Print exactly, please, the lines from the top of the entries below up to and including the line with "handletextpad=0.25, columnspacing=1.15)", and nothing else; pictures are excluded.
***** Source data *****
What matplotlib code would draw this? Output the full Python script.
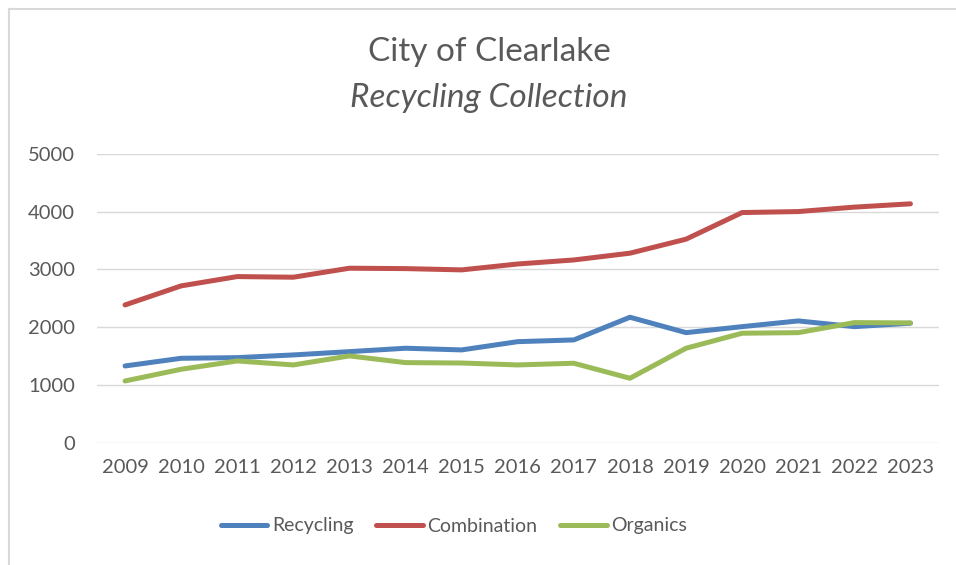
import matplotlib
matplotlib.use("Agg")
import matplotlib.pyplot as plt
from matplotlib.lines import Line2D

years = list(range(2009, 2024))
recycling = [1329, 1462, 1473, 1520, 1577, 1636, 1607, 1750, 1780, 2173, 1906, 2010, 2109, 2010, 2069]
combination = [2386, 2716, 2877, 2866, 3022, 3015, 2993, 3095, 3165, 3282, 3525, 3986, 4003, 4080, 4137]
organics = [1069, 1272, 1416, 1347, 1503, 1387, 1380, 1347, 1376, 1116, 1636, 1896, 1906, 2080, 2075]
yticks = [0, 1000, 2000, 3000, 4000, 5000]

TXT = "#595959"
plt.rcParams["font.family"] = ["Lato", "DejaVu Sans"]

fig = plt.figure(figsize=(9.56, 5.65), dpi=100)
ax = fig.add_axes([97 / 956, 1 - 442.7 / 565, 841.5 / 956, 288.7 / 565])

series = [
    ("Recycling", recycling, "#4F81BD"),
    ("Combination", combination, "#C0504D"),
    ("Organics", organics, "#9BBB59"),
]
for name, vals, col in series:
    ax.plot(years, vals, color=col, lw=3.6, label=name,
            solid_capstyle="round", solid_joinstyle="round")

ax.set_xlim(2008.5, 2023.5)
ax.set_ylim(0, 5000)
ax.set_xticks(years)
ax.set_yticks(yticks)
ax.grid(axis="y", color="#D9D9D9", lw=1.0)
ax.set_axisbelow(True)
for s in ax.spines.values():
    s.set_visible(False)
ax.tick_params(axis="both", length=0, labelsize=14.5, labelcolor=TXT)
ax.tick_params(axis="x", pad=12)
ax.tick_params(axis="y", pad=16)

fig.text(489 / 956, 1 - 52 / 565, "City of Clearlake", ha="center", va="center",
         fontsize=24, color=TXT)
fig.text(489 / 956, 1 - 98 / 565, "Recycling Collection", ha="center", va="center",
         fontsize=24, color=TXT, style="italic")

fig.legend(loc="center", bbox_to_anchor=(454 / 956, 1 - 526 / 565), ncol=3,
           frameon=False, fontsize=14, labelcolor=TXT, handlelength=2.4,
           handletextpad=0.25, columnspacing=1.15)

# chart area border (top and left edges visible)
fig.add_artist(Line2D([9 / 956, 9 / 956], [0, 1 - 9 / 565], color="#D9D9D9", lw=1.5,
                      transform=fig.transFigure))
fig.add_artist(Line2D([9 / 956, 1], [1 - 9 / 565, 1 - 9 / 565], color="#D9D9D9", lw=1.5,
                      transform=fig.transFigure))

fig.savefig("out.png", dpi=100)
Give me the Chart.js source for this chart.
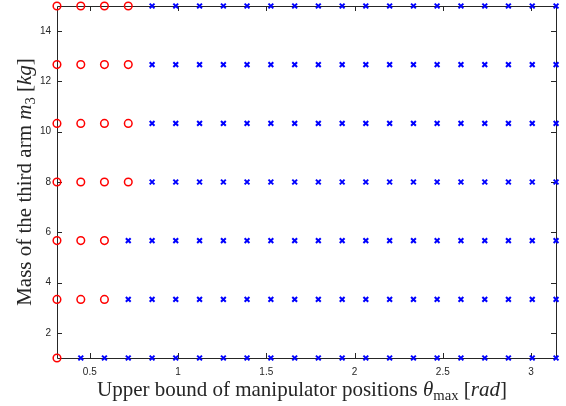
*****
**Task answer**:
What matplotlib code would draw this? Output the full Python script.
import matplotlib
matplotlib.use("Agg")
import matplotlib.pyplot as plt
from matplotlib.lines import Line2D

years = list(range(2009, 2024))
recycling = [1329, 1462, 1473, 1520, 1577, 1636, 1607, 1750, 1780, 2173, 1906, 2010, 2109, 2010, 2069]
combination = [2386, 2716, 2877, 2866, 3022, 3015, 2993, 3095, 3165, 3282, 3525, 3986, 4003, 4080, 4137]
organics = [1069, 1272, 1416, 1347, 1503, 1387, 1380, 1347, 1376, 1116, 1636, 1896, 1906, 2080, 2075]
yticks = [0, 1000, 2000, 3000, 4000, 5000]

TXT = "#595959"
plt.rcParams["font.family"] = ["Lato", "DejaVu Sans"]

fig = plt.figure(figsize=(9.56, 5.65), dpi=100)
ax = fig.add_axes([97 / 956, 1 - 442.7 / 565, 841.5 / 956, 288.7 / 565])

series = [
    ("Recycling", recycling, "#4F81BD"),
    ("Combination", combination, "#C0504D"),
    ("Organics", organics, "#9BBB59"),
]
for name, vals, col in series:
    ax.plot(years, vals, color=col, lw=3.6, label=name,
            solid_capstyle="round", solid_joinstyle="round")

ax.set_xlim(2008.5, 2023.5)
ax.set_ylim(0, 5000)
ax.set_xticks(years)
ax.set_yticks(yticks)
ax.grid(axis="y", color="#D9D9D9", lw=1.0)
ax.set_axisbelow(True)
for s in ax.spines.values():
    s.set_visible(False)
ax.tick_params(axis="both", length=0, labelsize=14.5, labelcolor=TXT)
ax.tick_params(axis="x", pad=12)
ax.tick_params(axis="y", pad=16)

fig.text(489 / 956, 1 - 52 / 565, "City of Clearlake", ha="center", va="center",
         fontsize=24, color=TXT)
fig.text(489 / 956, 1 - 98 / 565, "Recycling Collection", ha="center", va="center",
         fontsize=24, color=TXT, style="italic")

fig.legend(loc="center", bbox_to_anchor=(454 / 956, 1 - 526 / 565), ncol=3,
           frameon=False, fontsize=14, labelcolor=TXT, handlelength=2.4,
           handletextpad=0.25, columnspacing=1.15)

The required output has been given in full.